TASK DESCRIPTION:
Pull out every line in the data that has the string "would" in it.

AVAILABLE RECORDS:
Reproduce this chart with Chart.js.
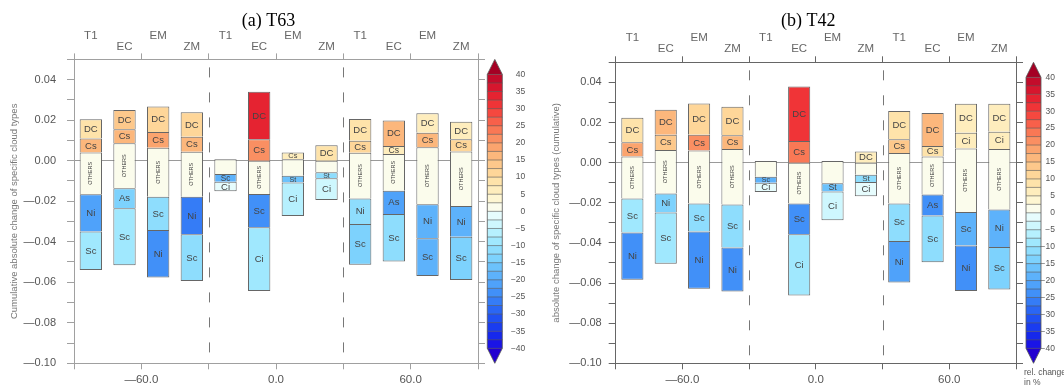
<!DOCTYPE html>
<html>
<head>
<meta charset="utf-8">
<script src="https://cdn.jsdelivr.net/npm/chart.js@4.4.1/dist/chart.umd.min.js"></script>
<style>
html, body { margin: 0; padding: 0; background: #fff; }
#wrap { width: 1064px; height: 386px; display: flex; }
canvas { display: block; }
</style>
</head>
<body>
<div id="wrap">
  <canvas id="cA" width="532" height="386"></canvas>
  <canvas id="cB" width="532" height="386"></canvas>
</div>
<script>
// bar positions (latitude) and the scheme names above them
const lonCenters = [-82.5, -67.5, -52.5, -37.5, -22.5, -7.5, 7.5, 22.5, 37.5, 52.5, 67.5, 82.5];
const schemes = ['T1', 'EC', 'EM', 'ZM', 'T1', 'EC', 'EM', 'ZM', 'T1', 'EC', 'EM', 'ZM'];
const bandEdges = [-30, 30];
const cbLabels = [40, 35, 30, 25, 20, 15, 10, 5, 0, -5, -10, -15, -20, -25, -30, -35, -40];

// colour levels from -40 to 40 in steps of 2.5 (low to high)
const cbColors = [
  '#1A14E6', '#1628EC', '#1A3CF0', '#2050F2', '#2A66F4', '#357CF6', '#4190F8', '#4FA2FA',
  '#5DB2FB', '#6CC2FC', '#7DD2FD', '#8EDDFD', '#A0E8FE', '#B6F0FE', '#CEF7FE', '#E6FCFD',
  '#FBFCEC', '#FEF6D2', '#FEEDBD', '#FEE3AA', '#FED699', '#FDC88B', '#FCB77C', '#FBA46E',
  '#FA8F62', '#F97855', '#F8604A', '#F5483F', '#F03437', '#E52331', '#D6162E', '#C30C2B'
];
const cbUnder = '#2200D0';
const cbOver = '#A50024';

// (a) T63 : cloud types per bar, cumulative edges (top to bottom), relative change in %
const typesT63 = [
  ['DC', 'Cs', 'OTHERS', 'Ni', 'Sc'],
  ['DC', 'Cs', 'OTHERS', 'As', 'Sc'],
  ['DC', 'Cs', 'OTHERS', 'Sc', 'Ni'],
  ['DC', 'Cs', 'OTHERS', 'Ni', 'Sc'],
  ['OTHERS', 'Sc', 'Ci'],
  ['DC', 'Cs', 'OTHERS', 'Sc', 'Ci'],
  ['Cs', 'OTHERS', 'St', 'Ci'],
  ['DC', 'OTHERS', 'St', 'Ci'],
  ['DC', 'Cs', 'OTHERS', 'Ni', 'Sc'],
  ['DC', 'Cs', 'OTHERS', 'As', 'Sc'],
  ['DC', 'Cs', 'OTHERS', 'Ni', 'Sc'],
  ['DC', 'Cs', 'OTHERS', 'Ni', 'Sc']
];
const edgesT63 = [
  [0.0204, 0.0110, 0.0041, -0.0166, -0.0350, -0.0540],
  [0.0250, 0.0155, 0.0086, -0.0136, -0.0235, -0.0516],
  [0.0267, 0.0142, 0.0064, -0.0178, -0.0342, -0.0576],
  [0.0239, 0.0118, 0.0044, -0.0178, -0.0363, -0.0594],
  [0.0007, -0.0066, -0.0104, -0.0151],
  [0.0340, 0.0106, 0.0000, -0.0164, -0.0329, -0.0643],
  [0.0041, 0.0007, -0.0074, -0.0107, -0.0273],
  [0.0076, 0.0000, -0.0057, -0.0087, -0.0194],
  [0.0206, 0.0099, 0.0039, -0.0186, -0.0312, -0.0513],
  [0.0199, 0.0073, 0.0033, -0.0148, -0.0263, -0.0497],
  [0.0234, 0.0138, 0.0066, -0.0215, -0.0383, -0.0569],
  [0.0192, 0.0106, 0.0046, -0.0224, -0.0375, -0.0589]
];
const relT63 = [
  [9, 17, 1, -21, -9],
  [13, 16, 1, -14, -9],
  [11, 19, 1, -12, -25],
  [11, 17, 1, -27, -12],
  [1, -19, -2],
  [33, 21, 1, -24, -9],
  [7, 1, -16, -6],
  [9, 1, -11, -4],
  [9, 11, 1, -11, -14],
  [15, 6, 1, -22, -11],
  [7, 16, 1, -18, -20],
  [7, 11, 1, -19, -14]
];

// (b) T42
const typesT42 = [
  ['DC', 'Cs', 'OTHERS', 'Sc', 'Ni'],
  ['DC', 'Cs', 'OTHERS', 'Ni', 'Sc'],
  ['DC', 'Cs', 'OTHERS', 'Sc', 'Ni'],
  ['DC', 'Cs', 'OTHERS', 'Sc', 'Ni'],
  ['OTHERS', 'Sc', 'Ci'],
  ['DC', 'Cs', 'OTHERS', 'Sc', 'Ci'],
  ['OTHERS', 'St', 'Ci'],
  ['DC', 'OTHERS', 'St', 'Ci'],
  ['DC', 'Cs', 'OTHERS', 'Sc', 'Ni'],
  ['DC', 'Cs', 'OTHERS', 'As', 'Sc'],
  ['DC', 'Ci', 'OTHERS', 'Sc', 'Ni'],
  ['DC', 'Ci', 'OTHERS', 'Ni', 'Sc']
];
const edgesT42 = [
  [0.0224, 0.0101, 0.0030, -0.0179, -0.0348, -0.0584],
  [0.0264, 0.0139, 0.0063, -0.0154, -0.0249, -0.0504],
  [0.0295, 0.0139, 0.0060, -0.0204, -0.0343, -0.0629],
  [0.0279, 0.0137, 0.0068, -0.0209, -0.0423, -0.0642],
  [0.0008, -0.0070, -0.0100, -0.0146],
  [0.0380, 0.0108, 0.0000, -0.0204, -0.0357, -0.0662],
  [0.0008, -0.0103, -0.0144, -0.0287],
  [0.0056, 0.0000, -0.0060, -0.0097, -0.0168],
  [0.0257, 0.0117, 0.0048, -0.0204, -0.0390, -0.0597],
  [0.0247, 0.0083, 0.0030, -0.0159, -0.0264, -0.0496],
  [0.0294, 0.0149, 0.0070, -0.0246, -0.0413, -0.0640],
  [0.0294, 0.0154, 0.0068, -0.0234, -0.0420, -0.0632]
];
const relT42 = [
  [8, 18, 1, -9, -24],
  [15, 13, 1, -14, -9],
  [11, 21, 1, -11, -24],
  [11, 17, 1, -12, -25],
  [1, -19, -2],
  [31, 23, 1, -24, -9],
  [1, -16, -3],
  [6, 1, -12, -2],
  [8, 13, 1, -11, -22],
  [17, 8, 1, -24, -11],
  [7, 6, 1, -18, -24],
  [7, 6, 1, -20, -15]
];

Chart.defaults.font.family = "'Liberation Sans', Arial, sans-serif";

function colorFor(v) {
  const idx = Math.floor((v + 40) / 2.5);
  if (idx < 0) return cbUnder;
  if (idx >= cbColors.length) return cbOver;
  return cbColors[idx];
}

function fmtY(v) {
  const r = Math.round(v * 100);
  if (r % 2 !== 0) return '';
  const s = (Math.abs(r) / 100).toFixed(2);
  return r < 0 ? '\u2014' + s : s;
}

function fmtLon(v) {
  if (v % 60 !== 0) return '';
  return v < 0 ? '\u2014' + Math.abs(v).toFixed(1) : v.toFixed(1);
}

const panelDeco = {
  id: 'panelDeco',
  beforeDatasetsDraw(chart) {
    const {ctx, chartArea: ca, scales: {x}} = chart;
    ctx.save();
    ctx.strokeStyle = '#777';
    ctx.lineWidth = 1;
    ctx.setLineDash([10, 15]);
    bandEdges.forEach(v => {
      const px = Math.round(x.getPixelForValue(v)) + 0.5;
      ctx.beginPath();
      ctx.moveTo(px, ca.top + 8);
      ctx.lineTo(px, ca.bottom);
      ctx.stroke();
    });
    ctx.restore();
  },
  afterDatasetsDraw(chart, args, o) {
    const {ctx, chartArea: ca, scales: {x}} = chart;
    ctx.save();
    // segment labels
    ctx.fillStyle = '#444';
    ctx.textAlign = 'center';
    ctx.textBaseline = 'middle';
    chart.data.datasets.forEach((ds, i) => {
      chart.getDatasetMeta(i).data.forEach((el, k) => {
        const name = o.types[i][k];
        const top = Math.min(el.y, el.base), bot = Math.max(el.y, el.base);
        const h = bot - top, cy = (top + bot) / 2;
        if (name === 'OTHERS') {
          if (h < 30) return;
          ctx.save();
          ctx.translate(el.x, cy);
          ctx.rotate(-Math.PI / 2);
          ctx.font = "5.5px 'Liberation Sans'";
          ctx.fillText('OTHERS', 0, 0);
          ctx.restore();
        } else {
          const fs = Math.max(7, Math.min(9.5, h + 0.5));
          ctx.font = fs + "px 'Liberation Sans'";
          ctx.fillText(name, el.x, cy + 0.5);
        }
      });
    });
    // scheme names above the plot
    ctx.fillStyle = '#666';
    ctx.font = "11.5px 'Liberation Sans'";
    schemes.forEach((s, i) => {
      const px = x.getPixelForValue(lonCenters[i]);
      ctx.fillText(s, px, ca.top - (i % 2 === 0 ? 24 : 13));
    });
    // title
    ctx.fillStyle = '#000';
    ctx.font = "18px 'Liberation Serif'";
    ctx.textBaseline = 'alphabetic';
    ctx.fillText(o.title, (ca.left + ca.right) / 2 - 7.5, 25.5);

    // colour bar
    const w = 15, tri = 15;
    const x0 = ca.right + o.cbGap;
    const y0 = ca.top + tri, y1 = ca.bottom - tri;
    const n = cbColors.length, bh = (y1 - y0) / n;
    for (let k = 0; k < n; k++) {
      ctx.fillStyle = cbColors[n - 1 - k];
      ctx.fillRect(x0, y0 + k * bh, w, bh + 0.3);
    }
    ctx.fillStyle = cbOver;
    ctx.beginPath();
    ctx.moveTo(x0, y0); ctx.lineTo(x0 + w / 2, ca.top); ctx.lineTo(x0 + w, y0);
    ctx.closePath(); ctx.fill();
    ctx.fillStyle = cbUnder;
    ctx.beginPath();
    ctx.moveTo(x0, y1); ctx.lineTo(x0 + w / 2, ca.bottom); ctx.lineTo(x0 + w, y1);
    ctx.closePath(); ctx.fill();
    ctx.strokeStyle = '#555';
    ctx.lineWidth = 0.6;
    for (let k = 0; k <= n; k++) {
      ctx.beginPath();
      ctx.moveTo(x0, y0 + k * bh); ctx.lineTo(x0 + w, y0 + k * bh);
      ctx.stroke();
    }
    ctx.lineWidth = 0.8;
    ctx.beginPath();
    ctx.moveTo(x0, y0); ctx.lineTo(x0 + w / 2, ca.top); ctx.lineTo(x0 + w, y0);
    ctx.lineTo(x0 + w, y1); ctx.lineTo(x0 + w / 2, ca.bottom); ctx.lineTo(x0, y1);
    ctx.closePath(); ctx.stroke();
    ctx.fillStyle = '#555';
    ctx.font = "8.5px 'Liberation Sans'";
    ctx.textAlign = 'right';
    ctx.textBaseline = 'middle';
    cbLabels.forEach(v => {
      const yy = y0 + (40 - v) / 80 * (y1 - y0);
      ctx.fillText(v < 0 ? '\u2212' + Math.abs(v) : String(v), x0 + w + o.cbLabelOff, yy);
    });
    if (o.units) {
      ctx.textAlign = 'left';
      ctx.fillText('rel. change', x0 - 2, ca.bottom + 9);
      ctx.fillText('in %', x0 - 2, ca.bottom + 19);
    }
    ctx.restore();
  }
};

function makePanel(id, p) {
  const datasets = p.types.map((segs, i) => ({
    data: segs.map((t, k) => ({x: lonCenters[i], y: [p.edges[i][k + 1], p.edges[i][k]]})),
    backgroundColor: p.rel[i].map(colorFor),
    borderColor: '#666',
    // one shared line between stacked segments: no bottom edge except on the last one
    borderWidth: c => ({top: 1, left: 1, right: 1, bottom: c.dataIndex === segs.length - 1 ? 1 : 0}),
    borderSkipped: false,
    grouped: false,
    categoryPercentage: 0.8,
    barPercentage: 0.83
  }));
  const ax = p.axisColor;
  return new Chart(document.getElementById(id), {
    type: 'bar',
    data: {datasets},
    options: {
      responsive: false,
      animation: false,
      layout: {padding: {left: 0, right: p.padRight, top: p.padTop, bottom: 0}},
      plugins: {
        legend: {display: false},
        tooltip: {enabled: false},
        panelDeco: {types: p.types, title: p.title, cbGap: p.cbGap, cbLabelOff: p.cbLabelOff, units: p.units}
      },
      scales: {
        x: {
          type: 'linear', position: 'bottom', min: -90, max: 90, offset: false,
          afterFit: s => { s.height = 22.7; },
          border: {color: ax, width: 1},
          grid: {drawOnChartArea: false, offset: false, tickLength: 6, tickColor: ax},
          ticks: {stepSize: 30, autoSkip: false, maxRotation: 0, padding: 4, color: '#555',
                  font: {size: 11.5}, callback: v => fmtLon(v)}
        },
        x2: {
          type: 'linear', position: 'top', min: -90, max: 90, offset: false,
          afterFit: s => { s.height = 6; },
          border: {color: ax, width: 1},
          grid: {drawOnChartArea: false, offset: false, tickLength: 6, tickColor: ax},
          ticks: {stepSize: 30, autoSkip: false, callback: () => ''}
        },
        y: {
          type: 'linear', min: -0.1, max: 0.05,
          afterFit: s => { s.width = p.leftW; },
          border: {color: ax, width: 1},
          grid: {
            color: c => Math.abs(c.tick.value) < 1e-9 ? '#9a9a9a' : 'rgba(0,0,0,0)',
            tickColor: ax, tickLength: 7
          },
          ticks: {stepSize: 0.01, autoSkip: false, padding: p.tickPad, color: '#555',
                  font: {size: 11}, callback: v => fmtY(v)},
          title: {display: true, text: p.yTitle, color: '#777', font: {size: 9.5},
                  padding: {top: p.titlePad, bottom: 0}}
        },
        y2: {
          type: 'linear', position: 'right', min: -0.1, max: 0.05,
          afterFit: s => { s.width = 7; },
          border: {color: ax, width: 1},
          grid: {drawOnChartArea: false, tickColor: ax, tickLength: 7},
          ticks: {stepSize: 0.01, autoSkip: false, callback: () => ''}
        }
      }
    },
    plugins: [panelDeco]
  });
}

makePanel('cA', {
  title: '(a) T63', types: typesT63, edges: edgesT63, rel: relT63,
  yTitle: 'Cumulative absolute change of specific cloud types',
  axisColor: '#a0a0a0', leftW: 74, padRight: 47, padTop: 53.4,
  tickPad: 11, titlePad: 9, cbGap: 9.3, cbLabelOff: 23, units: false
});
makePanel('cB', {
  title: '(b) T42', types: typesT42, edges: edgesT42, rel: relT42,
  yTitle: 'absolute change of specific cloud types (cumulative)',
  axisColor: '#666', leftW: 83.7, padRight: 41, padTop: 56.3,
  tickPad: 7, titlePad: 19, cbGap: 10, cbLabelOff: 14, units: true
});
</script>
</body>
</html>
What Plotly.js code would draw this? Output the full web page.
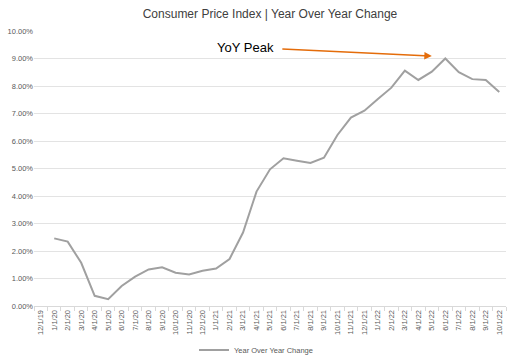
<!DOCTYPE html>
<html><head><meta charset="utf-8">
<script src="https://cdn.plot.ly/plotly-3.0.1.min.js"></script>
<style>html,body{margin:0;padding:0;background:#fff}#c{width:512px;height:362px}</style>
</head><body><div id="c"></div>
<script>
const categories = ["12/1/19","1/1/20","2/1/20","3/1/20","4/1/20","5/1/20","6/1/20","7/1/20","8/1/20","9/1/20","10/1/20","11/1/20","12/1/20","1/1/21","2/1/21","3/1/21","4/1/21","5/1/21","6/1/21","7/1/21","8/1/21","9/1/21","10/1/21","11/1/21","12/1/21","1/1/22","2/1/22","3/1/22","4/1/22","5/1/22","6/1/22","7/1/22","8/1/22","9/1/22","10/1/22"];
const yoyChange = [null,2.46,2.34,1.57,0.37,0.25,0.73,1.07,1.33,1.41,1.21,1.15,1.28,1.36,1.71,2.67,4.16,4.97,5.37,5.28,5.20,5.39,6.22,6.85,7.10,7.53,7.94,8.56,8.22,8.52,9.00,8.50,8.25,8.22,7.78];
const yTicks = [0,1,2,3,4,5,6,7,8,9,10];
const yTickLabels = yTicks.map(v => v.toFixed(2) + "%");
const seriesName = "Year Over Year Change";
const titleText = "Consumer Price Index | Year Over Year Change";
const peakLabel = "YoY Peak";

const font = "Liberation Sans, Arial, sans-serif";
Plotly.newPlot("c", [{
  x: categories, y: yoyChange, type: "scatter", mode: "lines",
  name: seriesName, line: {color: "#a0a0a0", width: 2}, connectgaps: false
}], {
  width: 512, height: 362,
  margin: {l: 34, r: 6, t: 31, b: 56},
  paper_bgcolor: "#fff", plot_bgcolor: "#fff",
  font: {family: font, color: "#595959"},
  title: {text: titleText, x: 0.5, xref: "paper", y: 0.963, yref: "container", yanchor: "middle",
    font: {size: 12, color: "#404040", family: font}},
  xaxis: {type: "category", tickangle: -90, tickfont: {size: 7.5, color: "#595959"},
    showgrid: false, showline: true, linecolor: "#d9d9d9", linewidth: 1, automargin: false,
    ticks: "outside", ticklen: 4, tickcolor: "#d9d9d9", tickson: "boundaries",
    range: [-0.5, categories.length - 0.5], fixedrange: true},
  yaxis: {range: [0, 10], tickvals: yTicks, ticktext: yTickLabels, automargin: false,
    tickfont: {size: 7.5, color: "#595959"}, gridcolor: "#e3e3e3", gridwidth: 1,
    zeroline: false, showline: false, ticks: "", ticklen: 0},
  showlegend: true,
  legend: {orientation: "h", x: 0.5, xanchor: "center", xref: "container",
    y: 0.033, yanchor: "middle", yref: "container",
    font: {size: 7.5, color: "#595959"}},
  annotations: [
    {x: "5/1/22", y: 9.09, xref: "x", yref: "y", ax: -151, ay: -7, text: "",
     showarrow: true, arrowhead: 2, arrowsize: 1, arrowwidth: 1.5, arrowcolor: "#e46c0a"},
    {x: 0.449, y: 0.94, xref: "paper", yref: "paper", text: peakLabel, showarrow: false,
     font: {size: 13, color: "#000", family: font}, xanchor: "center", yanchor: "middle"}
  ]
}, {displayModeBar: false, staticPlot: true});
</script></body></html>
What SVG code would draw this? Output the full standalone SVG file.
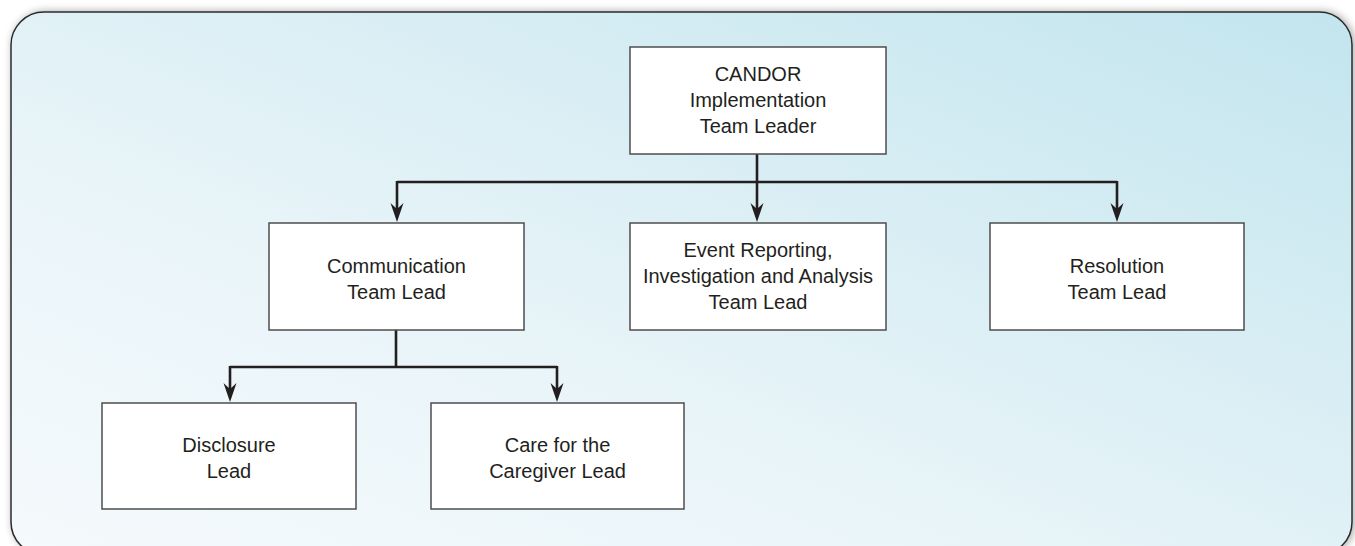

CORRECT RESPONSE:
What Plotly.js code would draw this? Output the full web page.
What SVG code would draw this? Output the full standalone SVG file.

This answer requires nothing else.